MedConv: Convolutions Beat Transformers on Long-Tailed Bone Density Prediction
Xuyin Qi, Zeyu Zhang, Huazhan Zheng, Mingxi Chen, Numan Kutaiba, Ruth Lim, Cherie Chiang, Zi En Tham, Xuan Ren, Wenxin Zhang, Lei Zhang, Hao Zhang, Wenbing Lv, Guangzhen Yao, Renda Han, Kangsheng Wang, Mingyuan Li, Hongtao Mao, Yu Li, Zhibin Liao, Yang Zhao, Minh-Son To
TL;DR
MedConv addresses CT-based bone density prediction under long-tailed class distributions by replacing transformer architectures with a computationally efficient 3D CNN backbone (3D ResNet-50). It couples Balanced Cross-Entropy loss and post-hoc logit adjustment to improve minority-class performance and probability calibration, leveraging high-quality TotalSegmentator segmentation. On the AustinSpine dataset, MedConv achieves up to 21% accuracy and 20% ROC AUC improvements over prior methods, outperforming transformer baselines in accuracy, sensitivity, and specificity. The findings highlight the practical potential for clinical deployment, emphasizing segmentation quality and careful hyperparameter tuning as essential factors for robust, efficient CT-based bone-density assessment.
Abstract
Bone density prediction via CT scans to estimate T-scores is crucial, providing a more precise assessment of bone health compared to traditional methods like X-ray bone density tests, which lack spatial resolution and the ability to detect localized changes.
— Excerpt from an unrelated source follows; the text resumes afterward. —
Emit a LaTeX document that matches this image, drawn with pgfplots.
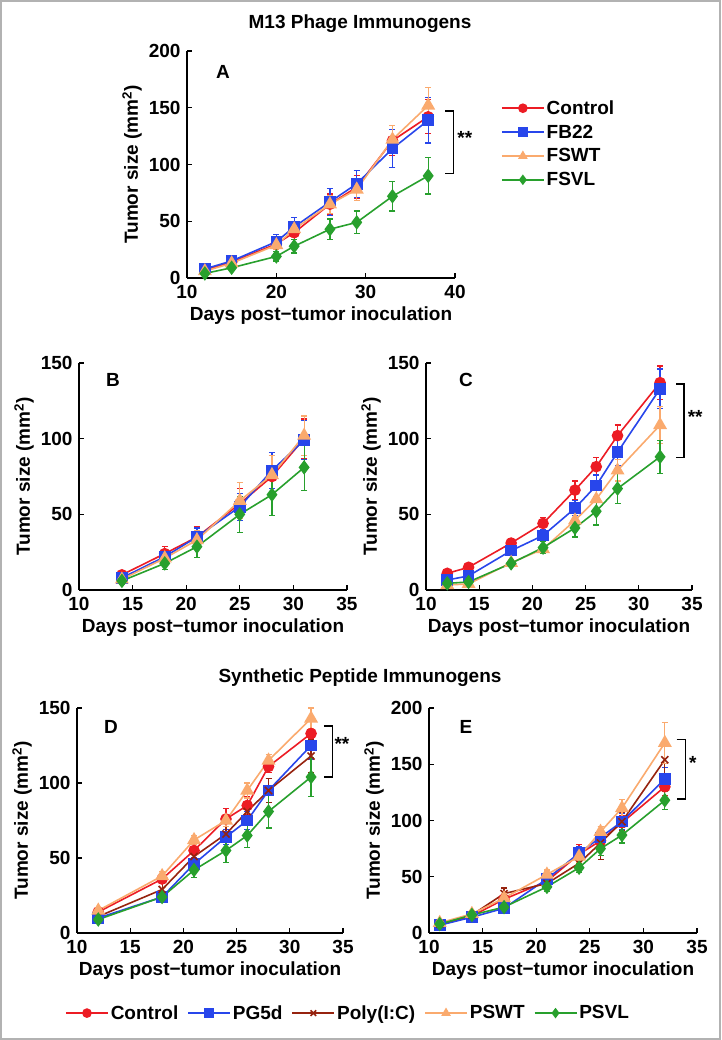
\documentclass[border=0pt]{standalone}
\usepackage{fontspec}
\setmainfont{Liberation Sans}
\usepackage{pgfplots}
\pgfplotsset{compat=1.18}
\definecolor{cCtrl}{RGB}{236,28,36}
\definecolor{cBlue}{RGB}{40,70,235}
\definecolor{cOrange}{RGB}{250,170,110}
\definecolor{cGreen}{RGB}{40,160,45}
\definecolor{cBrown}{RGB}{150,35,15}
\newcommand\fs{\fontsize{19}{22}\selectfont\bfseries}

\pgfplotsset{
  tumor/.style={
    scale only axis,
    axis x line*=bottom, axis y line*=left,
    axis line style={line width=1.4pt, black},
    tick align=inside, major tick length=5pt,
    every tick/.style={black, line width=1.2pt},
    xmin=10, ymin=0,
    clip=false,
    font=\fs,
    tick label style={font=\fs},
    xticklabel style={yshift=-4pt},
    yticklabel style={xshift=-3pt},
    xlabel style={yshift=-1pt},
    /pgf/number format/assume math mode=true,
    xlabel={Days post−tumor inoculation},
    ylabel={Tumor size (mm\textsuperscript{2})},
    every axis plot/.append style={line width=1.6pt},
    every mark/.append style={line width=0.6pt},
    error bars/y dir=both, error bars/y explicit,
    error bars/error bar style={line width=1.2pt},
    error bars/error mark options={rotate=90, mark size=3pt, line width=1.2pt},
    legend image code/.code={
      \draw[mark repeat=2,mark phase=2,#1,mark size=4pt]
        plot coordinates {(0pt,0pt) (21pt,0pt) (42pt,0pt)};},
  },
  ctrl/.style={color=cCtrl, mark=*, mark size=5pt},
  sq/.style={color=cBlue, mark=square*, mark size=5pt},
  tri/.style={color=cOrange, mark=triangle*, mark size=6.5pt},
  dia/.style={color=cGreen, mark=diamond*, mark size=6pt},
  poly/.style={color=cBrown, mark=x, mark size=5pt},
}

\begin{document}
\begin{tikzpicture}
\useasboundingbox (0pt,0pt) rectangle (721pt,1040pt);

% ---------------- A ----------------
\begin{axis}[tumor, at={(187pt,762pt)}, width=268pt, height=227pt,
  xmax=40, ymax=200, xtick={10,20,30,40}, ytick={0,50,100,150,200},
  legend style={at={(1.16,0.80)}, anchor=north west, draw=none, fill=none,
    font=\fs, row sep=5pt, cells={anchor=west}}]
\addplot[ctrl] coordinates {(12,7)+-(0,2) (15,14)+-(0,2) (20,30)+-(0,5) (22,40)+-(0,6)
  (26,65)+-(0,9) (29,80)+-(0,10) (33,121)+-(0,13) (37,142)+-(0,15)};
\addplot[sq] coordinates {(12,8)+-(0,3) (15,15)+-(0,3) (20,32)+-(0,6) (22,45)+-(0,8)
  (26,67)+-(0,12) (29,83)+-(0,12) (33,114)+-(0,17) (37,139)+-(0,20)};
\addplot[tri] coordinates {(12,6)+-(0,2) (15,13)+-(0,3) (20,29)+-(0,4) (22,43)+-(0,7)
  (26,65)+-(0,8) (29,78)+-(0,10) (33,122)+-(0,12) (37,152)+-(0,16)};
\addplot[dia] coordinates {(12,4)+-(0,2) (15,9)+-(0,2) (20,19)+-(0,4) (22,28)+-(0,6)
  (26,43)+-(0,9) (29,49)+-(0,10) (33,72)+-(0,13) (37,90)+-(0,16)};
\legend{Control, FB22, FSWT, FSVL}
\draw[line width=1.4pt] (axis cs:38.9,147) -| (axis cs:39.8,92) -- (axis cs:38.9,92);
\node at (axis cs:41.1,123) {**};
\node at (rel axis cs:0.134,0.907) {A};
\end{axis}

% ---------------- B ----------------
\begin{axis}[tumor, at={(79pt,450pt)}, width=268pt, height=227pt,
  xmax=35, ymax=150, xtick={10,15,...,35}, ytick={0,50,100,150}]
\addplot[ctrl] coordinates {(14,10)+-(0,2) (18,24)+-(0,5) (21,35)+-(0,7) (25,57)+-(0,10)
  (28,75)+-(0,14) (31,100)+-(0,13)};
\addplot[sq] coordinates {(14,8)+-(0,2) (18,22)+-(0,4) (21,35)+-(0,6) (25,55)+-(0,9)
  (28,79)+-(0,12) (31,99)+-(0,13)};
\addplot[tri] coordinates {(14,7)+-(0,2) (18,21)+-(0,4) (21,33)+-(0,6) (25,59)+-(0,12)
  (28,76)+-(0,13) (31,102)+-(0,13)};
\addplot[dia] coordinates {(14,6)+-(0,2) (18,17.6)+-(0,4) (21,28.6)+-(0,7) (25,50)+-(0,12)
  (28,63)+-(0,14) (31,81)+-(0,15)};
\node at (rel axis cs:0.127,0.925) {B};
\end{axis}

% ---------------- C ----------------
\begin{axis}[tumor, at={(426pt,450pt)}, width=266pt, height=227pt,
  xmax=35, ymax=150, xtick={10,15,...,35}, ytick={0,50,100,150}]
\addplot[ctrl] coordinates {(12,11)+-(0,2) (14,15)+-(0,2) (18,31)+-(0,3) (21,44)+-(0,4)
  (24,66)+-(0,6) (26,81.5)+-(0,6) (28,102)+-(0,7) (32,137)+-(0,11)};
\addplot[sq] coordinates {(12,6.6)+-(0,2) (14,9.3)+-(0,2) (18,26)+-(0,3) (21,36)+-(0,4)
  (24,54)+-(0,5) (26,69)+-(0,7) (28,91)+-(0,9) (32,133)+-(0,13)};
\addplot[tri] coordinates {(12,3.3)+-(0,1) (14,4)+-(0,1) (18,18)+-(0,2) (21,27)+-(0,3)
  (24,46)+-(0,5) (26,60)+-(0,6) (28,79)+-(0,7) (32,109)+-(0,12)};
\addplot[dia] coordinates {(12,4.4)+-(0,1) (14,5.3)+-(0,1) (18,17.6)+-(0,2) (21,28)+-(0,4)
  (24,41)+-(0,6) (26,52)+-(0,9) (28,67)+-(0,10) (32,88)+-(0,11)};
\draw[line width=1.4pt] (axis cs:33.5,136) -| (axis cs:34.25,87.7) -- (axis cs:33.5,87.7);
\node at (axis cs:35.3,114.5) {**};
\node at (rel axis cs:0.150,0.925) {C};
\end{axis}

% ---------------- D ----------------
\begin{axis}[tumor, at={(77pt,107pt)}, width=266pt, height=225pt,
  xmax=35, ymax=150, xtick={10,15,...,35}, ytick={0,50,100,150},
  legend columns=5,
  legend style={at={(1.019,-0.356)}, anchor=center, draw=none, fill=none,
    font=\fs, /tikz/every even column/.append style={column sep=7pt}}]
\addplot[ctrl] coordinates {(12,14)+-(0,2) (18,36)+-(0,3) (21,55)+-(0,5) (24,76)+-(0,7)
  (26,85)+-(0,6) (28,111)+-(0,4) (32,133)+-(0,3)};
\addplot[sq] coordinates {(12,10)+-(0,2) (18,24)+-(0,3) (21,46)+-(0,4) (24,64)+-(0,5)
  (26,75)+-(0,6) (28,95)+-(0,8) (32,125)+-(0,9)};
\addplot[poly] coordinates {(12,11)+-(0,2) (18,29)+-(0,4) (21,51)+-(0,5) (24,66)+-(0,5)
  (26,81)+-(0,6) (28,95)+-(0,8) (32,118)+-(0,11)};
\addplot[tri] coordinates {(12,15)+-(0,2) (18,38)+-(0,3) (21,62)+-(0,3) (24,75)+-(0,4)
  (26,95)+-(0,5) (28,115)+-(0,4) (32,143)+-(0,7)};
\addplot[dia] coordinates {(12,9)+-(0,2) (18,24)+-(0,3) (21,42)+-(0,5) (24,55)+-(0,8)
  (26,65)+-(0,8) (28,81)+-(0,11) (32,104)+-(0,13)};
\legend{Control, PG5d, Poly(I:C), PSWT, PSVL}
\draw[line width=1.4pt] (axis cs:33.2,138) -| (axis cs:34.0,104) -- (axis cs:33.2,104);
\node at (axis cs:34.9,126) {**};
\node at (rel axis cs:0.128,0.916) {D};
\end{axis}

% ---------------- E ----------------
\begin{axis}[tumor, at={(429pt,107pt)}, width=268pt, height=225pt,
  xmax=35, ymax=200, xtick={10,15,...,35}, ytick={0,50,100,150,200}]
\addplot[ctrl] coordinates {(11,7)+-(0,2) (14,15)+-(0,2) (17,30)+-(0,4) (21,46)+-(0,4)
  (24,70)+-(0,9) (26,82)+-(0,6) (28,98)+-(0,6) (32,130)+-(0,8)};
\addplot[sq] coordinates {(11,7)+-(0,2) (14,14)+-(0,2) (17,22)+-(0,3) (21,48)+-(0,4)
  (24,71)+-(0,6) (26,85)+-(0,6) (28,99)+-(0,7) (32,137)+-(0,10)};
\addplot[poly] coordinates {(11,8)+-(0,2) (14,16)+-(0,2) (17,35)+-(0,5) (21,44)+-(0,4)
  (24,62)+-(0,5) (26,80)+-(0,15) (28,99)+-(0,8) (32,154)+-(0,12)};
\addplot[tri] coordinates {(11,9)+-(0,2) (14,17)+-(0,3) (17,31)+-(0,4) (21,52)+-(0,4)
  (24,68)+-(0,5) (26,90)+-(0,5) (28,111)+-(0,8) (32,169)+-(0,18)};
\addplot[dia] coordinates {(11,8)+-(0,2) (14,16)+-(0,2) (17,23)+-(0,3) (21,41)+-(0,4)
  (24,58)+-(0,4) (26,75)+-(0,6) (28,87)+-(0,7) (32,118)+-(0,8)};
\draw[line width=1.4pt] (axis cs:33.1,172) -| (axis cs:33.9,119) -- (axis cs:33.1,119);
\node at (axis cs:34.6,151) {*};
\node at (rel axis cs:0.138,0.916) {E};
\end{axis}

\node[font=\fs] at (360pt,1016pt) {M13 Phage Immunogens};
\node[font=\fs] at (360pt,362pt) {Synthetic Peptide Immunogens};
\draw[gray!60, line width=1.5pt] (1pt,1pt) rectangle (720pt,1039pt);
\end{tikzpicture}
\end{document}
However, CT-based prediction faces two major challenges: the high computational complexity of transformer-based architectures, which limits their deployment in portable and clinical settings, and the imbalanced, long-tailed distribution of real-world hospital data that skews predictions. To address these issues, we introduce MedConv, a convolutional model for bone density prediction that outperforms transformer models with lower computational demands. We also adapt Bal-CE loss and post-hoc logit adjustment to improve class balance. Extensive experiments on our AustinSpine dataset shows that our approach achieves up to 21% improvement in accuracy and 20% in ROC AUC over previous state-of-the-art methods.